Ellie Muir, The Independent
Tom Blyth is about to get extremely popular. In a few months’ time, the British actor’s steely blue eyes and tousled Caesar haircut will be beamed into living rooms across the world as Netflix’s latest streaming heartthrob. People We Meet on Vacation is based on the romcom bestseller by Emily Henry, and will inevitably take Blyth’s fame stratospheric. But Blyth himself doesn’t seem remotely phased. “It’ll probably last five minutes,” he shrugs. “Then I’ll be back to walking my dog.”

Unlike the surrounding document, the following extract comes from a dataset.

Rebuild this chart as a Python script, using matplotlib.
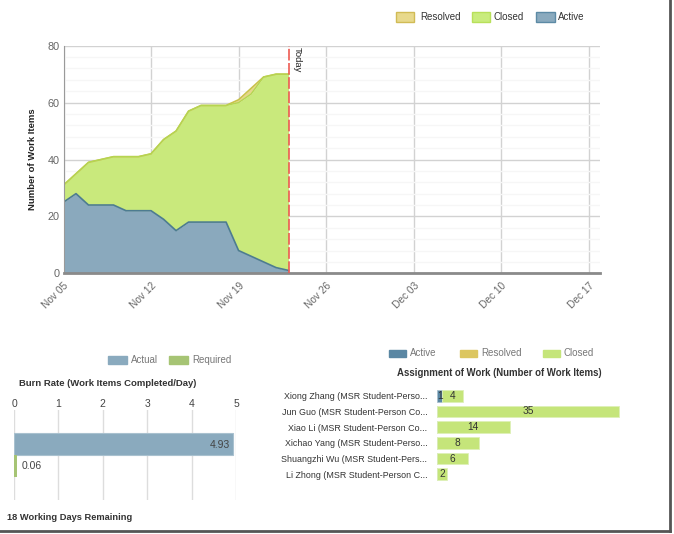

The fleeting nature of things is a recurring topic when I meet the 30-year-old in central London. He’s fresh off the Eurostar from Paris Fashion Week — he was a special guest at YSL’s show — but even the excitement of that glitzy environment was brief. “You’re in this elite world for about five minutes and then you step back into real life,” he tells me. And when we discuss the resulting fanfare of headlining one of 2023’s biggest blockbusters — the action prequel The Hunger Games: The Ballad of Songbirds & Snakes — he says it was short-lived, and “calmed down very quickly”.

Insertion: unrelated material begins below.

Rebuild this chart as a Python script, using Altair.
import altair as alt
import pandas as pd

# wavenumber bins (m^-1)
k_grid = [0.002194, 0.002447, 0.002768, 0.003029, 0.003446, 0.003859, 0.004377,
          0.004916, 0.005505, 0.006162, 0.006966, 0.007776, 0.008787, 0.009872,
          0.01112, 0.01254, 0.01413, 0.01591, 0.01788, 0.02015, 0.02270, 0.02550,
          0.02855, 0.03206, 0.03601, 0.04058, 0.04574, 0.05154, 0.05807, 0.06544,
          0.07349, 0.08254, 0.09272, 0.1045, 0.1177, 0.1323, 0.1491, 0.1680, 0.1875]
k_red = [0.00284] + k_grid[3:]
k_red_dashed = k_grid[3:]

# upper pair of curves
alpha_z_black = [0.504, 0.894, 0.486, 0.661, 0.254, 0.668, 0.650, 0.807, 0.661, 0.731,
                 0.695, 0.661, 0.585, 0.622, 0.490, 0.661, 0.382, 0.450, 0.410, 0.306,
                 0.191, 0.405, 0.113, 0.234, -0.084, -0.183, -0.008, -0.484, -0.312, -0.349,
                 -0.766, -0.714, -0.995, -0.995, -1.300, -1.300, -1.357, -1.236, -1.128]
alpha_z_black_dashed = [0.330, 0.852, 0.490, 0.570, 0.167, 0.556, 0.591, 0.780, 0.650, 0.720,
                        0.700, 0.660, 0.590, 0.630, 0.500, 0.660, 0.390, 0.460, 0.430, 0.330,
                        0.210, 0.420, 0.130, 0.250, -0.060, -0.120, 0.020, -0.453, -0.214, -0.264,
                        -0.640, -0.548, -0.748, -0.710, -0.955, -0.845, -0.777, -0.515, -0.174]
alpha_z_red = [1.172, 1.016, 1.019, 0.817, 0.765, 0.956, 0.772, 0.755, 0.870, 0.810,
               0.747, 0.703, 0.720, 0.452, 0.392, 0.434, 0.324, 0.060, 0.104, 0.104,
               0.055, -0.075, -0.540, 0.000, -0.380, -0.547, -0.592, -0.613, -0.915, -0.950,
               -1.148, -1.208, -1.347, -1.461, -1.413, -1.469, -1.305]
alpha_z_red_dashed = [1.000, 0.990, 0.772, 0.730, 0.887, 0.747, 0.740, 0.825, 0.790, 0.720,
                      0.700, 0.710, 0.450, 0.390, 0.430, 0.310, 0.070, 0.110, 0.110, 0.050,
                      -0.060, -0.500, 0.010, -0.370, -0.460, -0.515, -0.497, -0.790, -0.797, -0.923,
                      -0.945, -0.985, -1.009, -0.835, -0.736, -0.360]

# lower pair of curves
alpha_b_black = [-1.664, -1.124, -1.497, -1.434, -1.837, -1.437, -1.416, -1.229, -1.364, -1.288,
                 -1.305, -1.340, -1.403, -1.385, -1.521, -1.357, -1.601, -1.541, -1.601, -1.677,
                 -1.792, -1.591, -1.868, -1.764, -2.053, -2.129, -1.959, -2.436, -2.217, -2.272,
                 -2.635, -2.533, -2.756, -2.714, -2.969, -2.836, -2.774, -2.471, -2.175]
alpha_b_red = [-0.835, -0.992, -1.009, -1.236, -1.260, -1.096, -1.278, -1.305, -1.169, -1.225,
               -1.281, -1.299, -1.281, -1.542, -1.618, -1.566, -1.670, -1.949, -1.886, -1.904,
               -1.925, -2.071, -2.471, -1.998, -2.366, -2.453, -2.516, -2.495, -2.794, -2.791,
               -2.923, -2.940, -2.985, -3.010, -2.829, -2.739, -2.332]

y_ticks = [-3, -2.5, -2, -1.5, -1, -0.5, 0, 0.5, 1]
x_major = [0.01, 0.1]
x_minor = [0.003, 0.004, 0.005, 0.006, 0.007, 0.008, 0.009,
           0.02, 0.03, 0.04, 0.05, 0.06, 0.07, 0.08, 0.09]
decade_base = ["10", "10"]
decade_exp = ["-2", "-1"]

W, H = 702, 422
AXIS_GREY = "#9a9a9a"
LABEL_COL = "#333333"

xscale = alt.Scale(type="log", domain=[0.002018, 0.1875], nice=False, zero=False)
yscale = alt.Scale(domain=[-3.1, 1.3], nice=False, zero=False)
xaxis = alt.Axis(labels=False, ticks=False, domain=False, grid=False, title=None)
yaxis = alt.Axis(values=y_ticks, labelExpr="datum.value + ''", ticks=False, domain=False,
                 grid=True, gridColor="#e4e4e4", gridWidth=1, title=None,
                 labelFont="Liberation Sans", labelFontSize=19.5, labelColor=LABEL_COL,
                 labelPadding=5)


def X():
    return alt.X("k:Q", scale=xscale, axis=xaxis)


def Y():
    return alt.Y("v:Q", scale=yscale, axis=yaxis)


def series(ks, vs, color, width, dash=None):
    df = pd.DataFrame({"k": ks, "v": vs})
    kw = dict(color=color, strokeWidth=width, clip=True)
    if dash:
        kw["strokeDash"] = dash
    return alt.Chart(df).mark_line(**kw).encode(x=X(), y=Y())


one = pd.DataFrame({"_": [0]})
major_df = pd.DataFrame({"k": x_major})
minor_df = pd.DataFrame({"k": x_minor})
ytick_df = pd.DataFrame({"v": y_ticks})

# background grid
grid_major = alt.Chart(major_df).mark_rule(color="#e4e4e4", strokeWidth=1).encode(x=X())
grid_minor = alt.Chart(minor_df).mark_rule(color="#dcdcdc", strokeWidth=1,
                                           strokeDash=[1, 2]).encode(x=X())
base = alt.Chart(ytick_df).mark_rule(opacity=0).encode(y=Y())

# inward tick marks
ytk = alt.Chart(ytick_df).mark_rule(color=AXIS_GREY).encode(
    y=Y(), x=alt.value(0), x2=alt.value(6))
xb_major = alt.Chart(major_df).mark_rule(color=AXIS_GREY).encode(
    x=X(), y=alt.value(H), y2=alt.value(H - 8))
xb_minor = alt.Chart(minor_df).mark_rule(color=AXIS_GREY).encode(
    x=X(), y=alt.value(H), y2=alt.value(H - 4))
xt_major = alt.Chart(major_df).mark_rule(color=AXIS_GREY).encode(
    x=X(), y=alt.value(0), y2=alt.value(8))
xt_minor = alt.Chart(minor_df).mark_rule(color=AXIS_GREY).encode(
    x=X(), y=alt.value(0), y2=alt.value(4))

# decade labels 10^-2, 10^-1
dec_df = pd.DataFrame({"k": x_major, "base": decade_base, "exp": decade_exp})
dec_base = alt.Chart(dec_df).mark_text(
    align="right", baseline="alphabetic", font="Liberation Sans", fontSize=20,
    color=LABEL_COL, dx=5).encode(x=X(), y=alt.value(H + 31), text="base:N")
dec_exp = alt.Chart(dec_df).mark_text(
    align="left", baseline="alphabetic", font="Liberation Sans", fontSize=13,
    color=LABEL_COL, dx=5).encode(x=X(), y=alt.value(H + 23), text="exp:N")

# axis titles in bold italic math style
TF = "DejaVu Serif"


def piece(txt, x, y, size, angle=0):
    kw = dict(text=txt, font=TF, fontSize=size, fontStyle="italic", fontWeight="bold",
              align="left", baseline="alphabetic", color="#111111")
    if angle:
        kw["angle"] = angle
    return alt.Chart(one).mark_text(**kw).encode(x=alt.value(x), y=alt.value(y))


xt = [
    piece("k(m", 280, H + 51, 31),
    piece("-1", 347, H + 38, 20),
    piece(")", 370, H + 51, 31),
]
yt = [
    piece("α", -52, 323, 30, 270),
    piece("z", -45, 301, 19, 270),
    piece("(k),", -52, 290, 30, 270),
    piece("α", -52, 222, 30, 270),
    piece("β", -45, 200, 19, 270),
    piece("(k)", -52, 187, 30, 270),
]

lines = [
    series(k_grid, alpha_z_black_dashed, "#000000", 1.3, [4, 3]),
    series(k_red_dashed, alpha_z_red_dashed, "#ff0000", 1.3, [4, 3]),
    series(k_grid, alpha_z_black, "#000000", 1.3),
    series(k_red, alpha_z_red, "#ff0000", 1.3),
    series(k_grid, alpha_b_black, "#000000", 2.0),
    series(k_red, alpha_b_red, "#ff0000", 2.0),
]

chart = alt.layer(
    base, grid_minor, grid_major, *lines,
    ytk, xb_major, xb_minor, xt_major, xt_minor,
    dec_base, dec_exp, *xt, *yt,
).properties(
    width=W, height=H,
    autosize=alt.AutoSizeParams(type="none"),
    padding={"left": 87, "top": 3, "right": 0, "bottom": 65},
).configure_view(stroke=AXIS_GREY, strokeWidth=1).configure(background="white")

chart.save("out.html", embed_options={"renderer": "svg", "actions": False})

Blyth is remarkably bashful considering he’s becoming one of Britain’s most in-demand young actors. The proof is in the pudding — he’s currently promoting four upcoming projects at once. He’s just been in Toronto talking up The Fence — his new drama with the celebrated French auteur Claire Denis — and is due at London Film Festival this month to launch his gritty prison movie Wasteman. Then in January there’s People We Meet..., while today we’re discussing Plainclothes, a romantic thriller that marks his most complex work to date. He arrives wearing a slick black leather jacket, dark jeans and black cowboy boots, and there’s a buoyant energy about him: he’s a big knee-slapper and finger-clicker throughout conversation, like a one-man band making music with his limbs. In Plainclothes, Blyth is Lucas, a young, closeted cop serving as an undercover policeman for the NYPD in the 1990s.

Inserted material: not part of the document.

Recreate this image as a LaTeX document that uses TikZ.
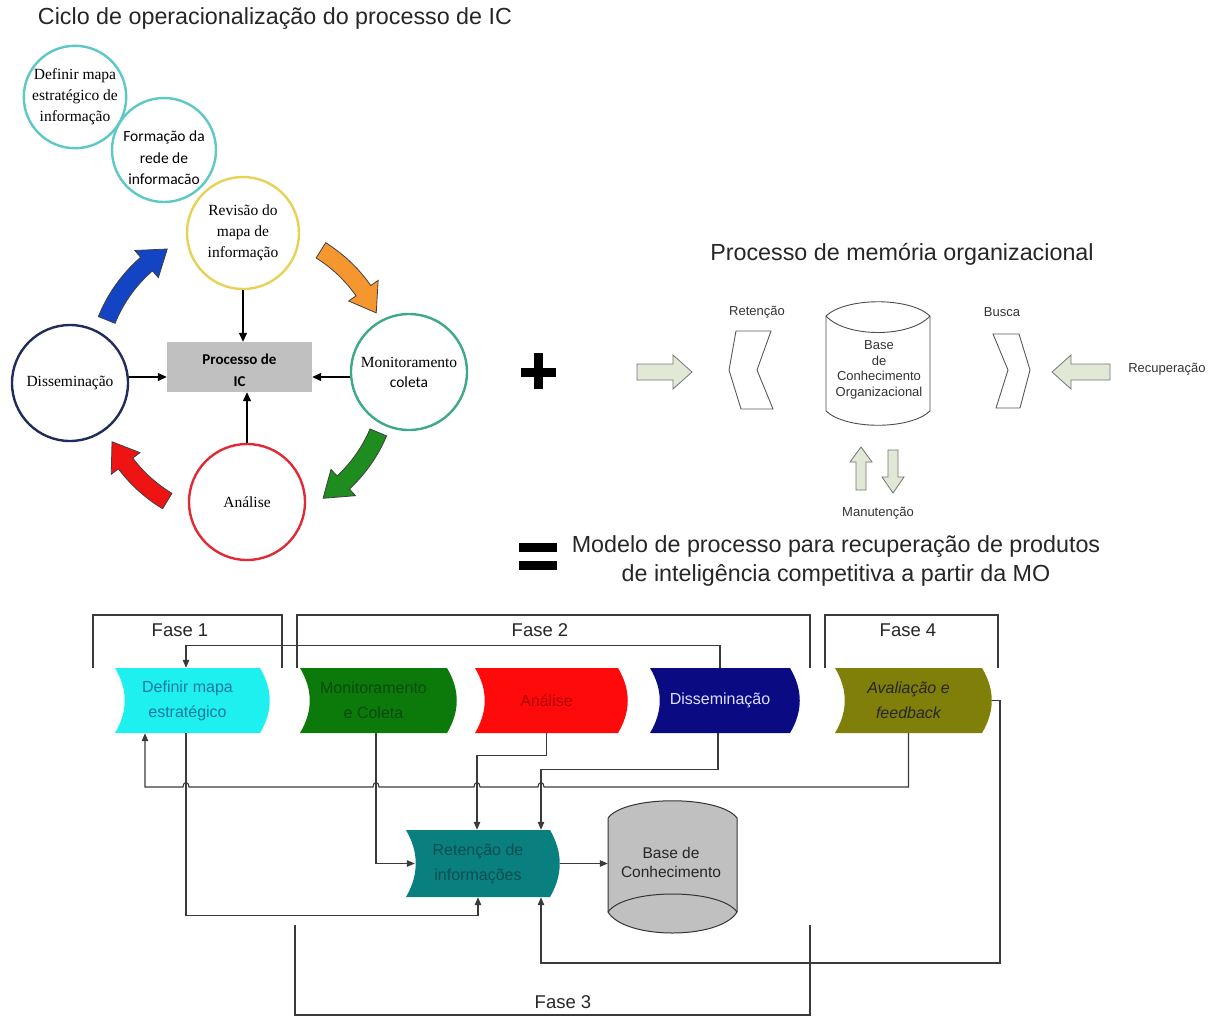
\documentclass[tikz,border=0pt]{standalone}
\usepackage{fontspec}
\setmainfont{Liberation Serif}
\newfontfamily\arial{Liberation Sans}
\newfontfamily\calib{Carlito}
\usetikzlibrary{arrows.meta,calc}

% ring colours of the IC cycle
\definecolor{ringteal}{HTML}{5CC9C6}
\definecolor{ringyellow}{HTML}{E6D256}
\definecolor{ringgreen}{HTML}{3DA88A}
\definecolor{ringred}{HTML}{E02A35}
\definecolor{ringnavy}{HTML}{1E2D5C}
% curved cycle arrows
\definecolor{arrblue}{HTML}{1244C4}
\definecolor{arrorange}{HTML}{F5972E}
\definecolor{arrgreen}{HTML}{1E8C1E}
\definecolor{arrred}{HTML}{EE1414}
% process boxes
\definecolor{boxcyan}{HTML}{1EF0F0}
\definecolor{boxgreen}{HTML}{0B7A0B}
\definecolor{boxred}{HTML}{FF0A0A}
\definecolor{boxnavy}{HTML}{0A0A82}
\definecolor{boxolive}{HTML}{7F7F0A}
\definecolor{boxteal}{HTML}{0A7F7F}
\definecolor{txtcyan}{HTML}{1A7A9A}
\definecolor{txtgreen}{HTML}{0A4A0A}
\definecolor{txtred}{HTML}{B00000}
\definecolor{txtnavy}{HTML}{E0E0FF}
\definecolor{txtteal}{HTML}{0A4F4F}
\definecolor{cylgray}{HTML}{C0C0C0}
\definecolor{blockfill}{HTML}{E2E8D6}
\definecolor{linegray}{HTML}{3A3A3A}

% wave-edged process box: name, cx, cy, w, h, fill, text style, text
\newcommand\wavebox[8]{%
  \path[fill=#6] ({#2-#4/2},{#3-#5/2}) -- ({#2+#4/2},{#3-#5/2})
    .. controls +(13,{#5/3}) and +(13,{-#5/3}) .. ({#2+#4/2},{#3+#5/2})
    -- ({#2-#4/2},{#3+#5/2})
    .. controls +(13,{-#5/3}) and +(13,{#5/3}) .. ({#2-#4/2},{#3-#5/2}) -- cycle;
  \node[inner sep=0, minimum width=#4pt, minimum height=#5pt, align=center, #7] (#1) at (#2,#3) {#8};
}

% curved block arrow around the cycle centre: start angle, end angle, colour
\newcommand\cyclearrow[3]{%
  \pgfmathsetmacro\hb{#2-10}
  \filldraw[fill=#3, draw=black!75, line width=0.8pt]
    plot[domain=#1:\hb, samples=24, variable=\t] ({243+156*cos(\t)},{375+156*sin(\t)})
    -- ({243+165*cos(\hb)},{375+165*sin(\hb)})
    -- ({243+147*cos(#2)},{375+147*sin(#2)})
    -- ({243+129*cos(\hb)},{375+129*sin(\hb)})
    -- plot[domain=\hb:#1, samples=24, variable=\t] ({243+138*cos(\t)},{375+138*sin(\t)})
    -- cycle;
}

\begin{document}
\begin{tikzpicture}[x=1pt,y=-1pt,
  ring/.style={circle, inner sep=0, minimum size=#1pt, fill=white, line width=2.4pt, align=center},
  ringtxt/.style={font=\fontsize{15.5}{21}\selectfont, align=center},
  blk/.style={draw=black, line width=1.3pt, -{Triangle[length=9pt,width=8pt]}},
  conn/.style={draw=linegray, line width=1.1pt, -{Triangle[length=8pt,width=6.5pt]}},
  plainline/.style={draw=linegray, line width=1.1pt},
  bigtitle/.style={font=\arial\fontsize{23.3}{28}\selectfont, text=black!85},
  small/.style={font=\arial\fontsize{13}{15.5}\selectfont, text=black!80, align=center},
  fase/.style={font=\arial\fontsize{18.5}{20}\selectfont, text=black!85},
  boxtxt/.style={font=\arial\fontsize{16}{25}\selectfont},
  block/.style={fill=blockfill, draw=black!55, line width=0.8pt}]
\useasboundingbox (0,0) rectangle (1212,1018);

% ---------------- IC cycle ----------------
\node[bigtitle] (ttl) at (275,19) {Ciclo de operacionalização do processo de IC};

\node[ring=102, draw=ringteal, ringtxt] (defc) at (75,97) {Definir mapa\\estratégico de\\informação};
\node[ring=104, draw=ringteal] (formc) at (164,150) {};
\begin{scope}
  \clip (100,100) rectangle (230,183);
  \node[font=\calib\fontsize{15.5}{21.5}\selectfont, align=center] (formtxt) at (164,159) {Formação da\\rede de\\informação};
\end{scope}
\node[ring=112, draw=ringyellow, ringtxt] (revc) at (243,233) {Revisão do\\mapa de\\informação};
\node[ring=116, draw=ringgreen, ringtxt] (monc) at (409,372) {Monitoramento\\[-1pt]{\calib coleta}};
\node[ring=116, draw=ringred, ringtxt] (anac) at (247,502) {Análise};
\node[ring=116, draw=ringnavy, ringtxt] (disc) at (70,383) {Disseminação};

\node[fill=cylgray, minimum width=145pt, minimum height=50pt, inner sep=0] (proc) at (239.5,367) {};
\node[font=\calib\bfseries\fontsize{15}{22}\selectfont, align=center] (proctxt) at (239.5,370) {Processo de\\IC};

\draw[blk] (revc.south) -- (revc.south |- proc.north);
\draw[blk] (anac.north) -- (anac.north |- proc.south);
\coordinate (dl) at ($(disc.east)+(0,-6)$);
\draw[blk] (dl) -- (dl -| proc.west);
\coordinate (ml) at ($(monc.west)+(0,5)$);
\draw[blk] (ml) -- (ml -| proc.east);

\cyclearrow{-158}{-121}{arrblue}
\cyclearrow{-58}{-25}{arrorange}
\cyclearrow{23}{57}{arrgreen}
\cyclearrow{121}{153}{arrred}

% plus sign
\fill (521,368) rectangle (556,377);
\fill (534,353) rectangle (543,389);

% ---------------- organizational memory ----------------
\node[bigtitle] (mtl) at (902,254) {Processo de memória organizacional};

\filldraw[block] (637,364) -- (673,364) -- (673,355) -- (692,372) -- (673,389) -- (673,380) -- (637,380) -- cycle;
\filldraw[block] (1110,364) -- (1071,364) -- (1071,355) -- (1052,372) -- (1071,389) -- (1071,380) -- (1110,380) -- cycle;
\filldraw[block] (861,447) -- (872,462) -- (866,462) -- (866,490) -- (856,490) -- (856,462) -- (850,462) -- cycle;
\filldraw[block] (893,493) -- (904,477) -- (898,477) -- (898,450) -- (888,450) -- (888,477) -- (882,477) -- cycle;

\draw[black!65, line width=0.9pt, fill=white] (736,331) -- (771,331) -- (757,370) -- (773,409) -- (741,409) -- (729,370) -- cycle;
\draw[black!65, line width=0.9pt, fill=white] (993,334) -- (1019,334) -- (1030,370) -- (1020,408) -- (996,408) -- (1008,370) -- cycle;

\draw[black!70, line width=0.9pt, fill=white]
  (826,316) .. controls (846,297) and (910,297) .. (930,316) -- (930,411)
  .. controls (910,430) and (846,430) .. (826,411) -- cycle;
\draw[black!70, line width=0.9pt] (826,316) .. controls (846,338) and (910,338) .. (930,316);
\node[small] (mbase) at (879,370) {Base\\de\\Conhecimento\\Organizacional};

\node[small] (lret) at (757,312) {Retenção};
\node[small] (lbus) at (1002,312) {Busca};
\node[small] (lrec) at (1167,369) {Recuperação};
\node[small] (lman) at (878,513) {Manutenção};

% equals sign and model title
\fill (519,543) rectangle (557,552);
\fill (519,561) rectangle (557,570);
\node[font=\arial\fontsize{23.3}{29}\selectfont, text=black!85, align=center] (model) at (836,561)
  {Modelo de processo para recuperação de produtos\\de inteligência competitiva a partir da MO};

% ---------------- process model ----------------
\draw[plainline] (93,668) |- (282,615) -- (282,668);
\draw[plainline] (297,668) |- (810,615) -- (810,668);
\draw[plainline] (825,668) |- (998,615) -- (998,668);
\draw[plainline] (295,925) |- (810,1015) -- (810,925);
\node[fase] (f1) at (180,630) {Fase 1};
\node[fase] (f2) at (540,630) {Fase 2};
\node[fase] (f4) at (908,630) {Fase 4};
\node[fase] (f3) at (563,1002) {Fase 3};

\wavebox{def}{187.5}{700.5}{145}{65}{boxcyan}{boxtxt, text=txtcyan}{Definir mapa\\estratégico}
\wavebox{mon}{373.5}{700.5}{147}{65}{boxgreen}{boxtxt, text=txtgreen}{Monitoramento\\e Coleta}
\wavebox{ana}{546.5}{700.5}{143}{65}{boxred}{boxtxt, text=txtred}{Análise}
\wavebox{dis}{720}{700.5}{140}{65}{boxnavy}{boxtxt, text=txtnavy}{Disseminação}
\wavebox{ava}{908.5}{700.5}{147}{65}{boxolive}{boxtxt, text=black!85, font=\arial\itshape\fontsize{16}{25}\selectfont}{Avaliação e\\feedback}
\wavebox{ret}{478}{863.5}{144}{67}{boxteal}{boxtxt, text=txtteal}{Retenção de\\informações}

\filldraw[fill=cylgray, draw=black!80, line width=1pt]
  (608,818) .. controls (625,795) and (720,795) .. (737,818) -- (737,912)
  .. controls (720,940) and (625,940) .. (608,912) -- cycle;
\draw[black!80, line width=1pt] (608,912) .. controls (625,888) and (720,888) .. (737,912);
\node[inner sep=0, minimum width=129pt, minimum height=135pt] (base) at (672.5,867.5) {};
\node[font=\arial\fontsize{15.5}{19}\selectfont, text=black!85, align=center] (basetxt) at (671,862) {Base de\\Conhecimento};

% feedback from dissemination to the strategic map
\draw[conn] (dis.north) -- ++(0,-22) -| ([xshift=-1.5pt]def.north);
% evaluation bus back to the strategic map, hopping over the vertical lines
\draw[conn] (ava.south) -- (908.5,787)
  -- (544,787) .. controls (544,781) and (538,781) .. (538,787)
  -- (480,787) .. controls (480,781) and (474,781) .. (474,787)
  -- (379,787) .. controls (379,781) and (373,781) .. (373,787)
  -- (189,787) .. controls (189,781) and (183,781) .. (183,787)
  -- (145,787) -- ([xshift=-42.5pt]def.south);
% inputs to the retention step
\draw[conn] ([xshift=-1.5pt]def.south) -- ++(0,182) -| (ret.south);
\draw[conn] ([xshift=2.5pt]mon.south) |- ([xshift=9pt]ret.west);
\draw[conn] (ana.south) -- ++(0,22) -| ([xshift=-1pt]ret.north);
\draw[conn] ([xshift=-2pt]dis.south) -- ++(0,36) -| ([xshift=63pt]ret.north);
\draw[conn] ([xshift=10pt]ret.east) -- (ret.east -| base.west);
\draw[conn] ([xshift=10pt]ava.east) -| (1000,963) -| ([xshift=63pt]ret.south);
\end{tikzpicture}
\end{document}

The Ballad of Songbirds & Snakes taught him not to become fixated on the buzz surrounding new releases. “In this age of social media, everything’s hot for a minute and then the next thing comes out,” he says, his legs crossed as he leans back into his chair. “It taught me really quickly not to buy into (things) too much. And I’m glad it happened when I was 27 and not when I was 19 or 20. I was like, ‘I know why I do this. It’s not for the attention. It’s for the love of it.’”
What’s been less ephemeral, though, is his close friendship with his Songbirds & Snakes co-star Rachel Zegler, who Blyth says is “like a little sister” to him. I ask about the various public backlashes Zegler has faced in recent months — she has been vocal about her views on racism, feminism and Trump voters, and has experienced waves of trolling and criticism as a result. Blyth says that she’s taken it all in her stride. “It’s just such a harsh world out there, especially for a young woman doing what we do,” he says.
While Blyth isn’t politically outspoken like Zegler, I wonder if he feels any pressure to vocalise his opinions online (after all, he has a million followers on Instagram). He prefers to keep his cards close to his chest. “I’m political, and very active and vocal, in my personal life,” he says decisively. “I don’t always talk about it when it comes to work. I’m not always asked, but I wouldn’t shy away from it. I think my job is to be an actor and while not everyone needs to be shouting their views from the rooftops all the time, I do it in my day-to-day life.”
Born in Birmingham and later growing up in Nottingham after his parents divorced, Blyth trained at the Nottingham Television Workshop and then at the National Youth Theatre. He secured his first screen credit at the age of 14, playing a feral child in Ridley Scott’s Robin Hood in 2010.